Now I have 16 separate circuits with fuses and 5 relays - and I know what they all do!!

Its actually a lot more effort to remove the wiring than it is to change the ECU...

speaking of the ECU change, its possible to use all the Q4 original sensors with the Autronic SM4 so it would be easy enough to make a patch cable so that you could change ECU and keep the original wiring. I am using the original OEM Cam and crank senors.

04-02-11, 09:54
That is interesting Jim - I know yours is an all out race car but for a daily driver would it be worth investing in a custom ECU? The chip in the OEM ECU is replaceable for custom maps - where are the advantages in your opinion?

04-02-11, 10:22
The Autronic SM4 is a very sophisticated ECU and is great for a race car, but I would never consider it in a road car. The standard IAW P8 ecu does a GREAT job, and is very flexible (if you get an ostrich so that you can control its tables).

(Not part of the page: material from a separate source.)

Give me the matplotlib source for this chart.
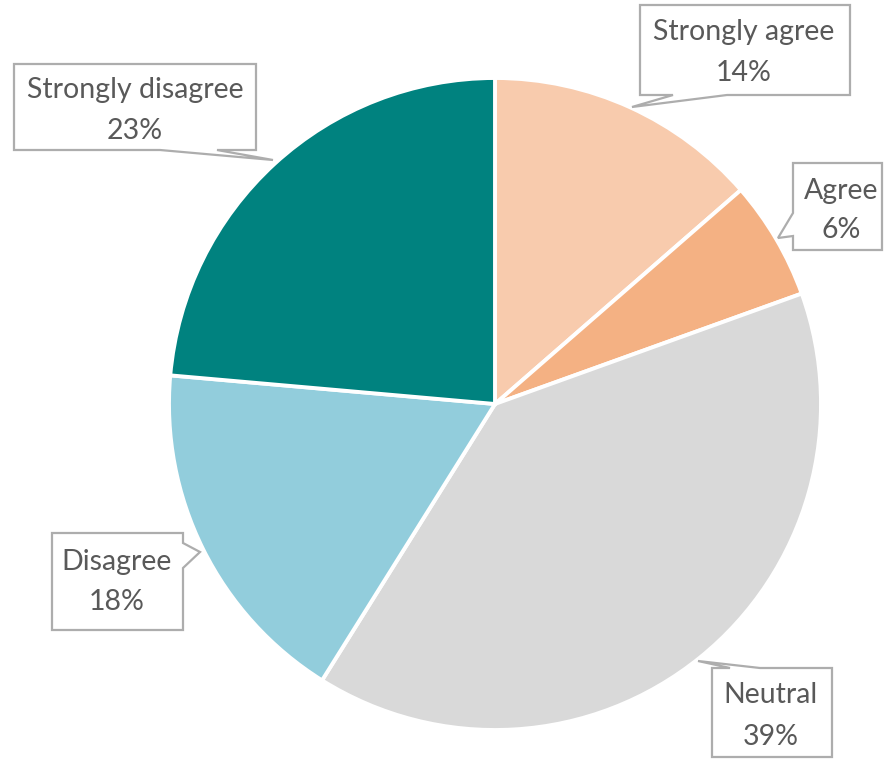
import matplotlib
matplotlib.use("Agg")
import matplotlib.pyplot as plt
from matplotlib.patches import Polygon

# ---- data ----
categories = ["Strongly agree", "Agree", "Neutral", "Disagree", "Strongly disagree"]
shares = [13.6, 5.9, 39.4, 17.5, 23.6]
pct_labels = ["14%", "6%", "39%", "18%", "23%"]
colors = ["#F8CBAD", "#F4B183", "#D9D9D9", "#92CDDC", "#00827F"]

W, H = 884, 759
fig = plt.figure(figsize=(W / 100, H / 100), dpi=100)
ax = fig.add_axes([0, 0, 1, 1])


def P(x, y):
    return (x, H - y)


cx, cy = P(495, 404)
ax.pie(shares, colors=colors, startangle=90, counterclock=False,
       center=(cx, cy), radius=326,
       wedgeprops=dict(edgecolor="white", linewidth=2.8))
ax.set_xlim(0, W)
ax.set_ylim(0, H)
ax.set_aspect("equal")
ax.axis("off")

# callout shapes (pixel layout, y down)
callouts = {
    "Strongly agree": dict(poly=[(640, 5), (850, 5), (850, 95), (727, 95), (632, 107), (673, 95), (640, 95)],
                           tx=744, ty1=32, ty2=73),
    "Agree": dict(poly=[(793, 163), (882, 163), (882, 250), (793, 250), (793, 236), (778, 238), (793, 213)],
                  tx=841, ty1=191, ty2=230),
    "Neutral": dict(poly=[(712, 668), (730, 668), (698, 661), (760, 668), (832, 668), (832, 757), (712, 757)],
                    tx=771, ty1=695, ty2=737),
    "Disagree": dict(poly=[(52, 533), (183, 533), (183, 543), (200, 552), (183, 568), (183, 630), (52, 630)],
                     tx=117, ty1=562, ty2=602),
    "Strongly disagree": dict(poly=[(14, 64), (256, 64), (256, 150), (217, 150), (273, 160), (160, 150), (14, 150)],
                              tx=135, ty1=90, ty2=131),
}

for cat, pct in zip(categories, pct_labels):
    c = callouts[cat]
    pts = [P(x, y) for x, y in c["poly"]]
    ax.add_patch(Polygon(pts, closed=True, facecolor="white", edgecolor="#ADADAD",
                         linewidth=1.6, zorder=5))
    ax.text(*P(c["tx"], c["ty1"]), cat, ha="center", va="center", fontsize=20.5,
            family="Lato", color="#595959", zorder=6)
    ax.text(*P(c["tx"], c["ty2"]), pct, ha="center", va="center", fontsize=20.5,
            family="Lato", color="#595959", zorder=6)

fig.savefig("out.png", dpi=100)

The only reason that I decided to get a different ECU really is that the boost control in the IAW P8 is weak - and I was never able to make it work as I wanted. If there was a proper manual for the ECU and its data tables, maybe that would have been different, but managing 1.5 bar boost at 7000 rpm is not what the P8 is good at. A decent boost controller like the Turbosmart EBoost2 costs about $1000 - the SM4 cost $2300 - so i decided to go with the ECU instead.

The SM4 also has launch control, flat shifting, ALS - all things that only make sense in a racecar.

While I still had the standard ECU in the car, I converted the fuel to E85 and doubled the engine horsepower - showing the flexibility of the system!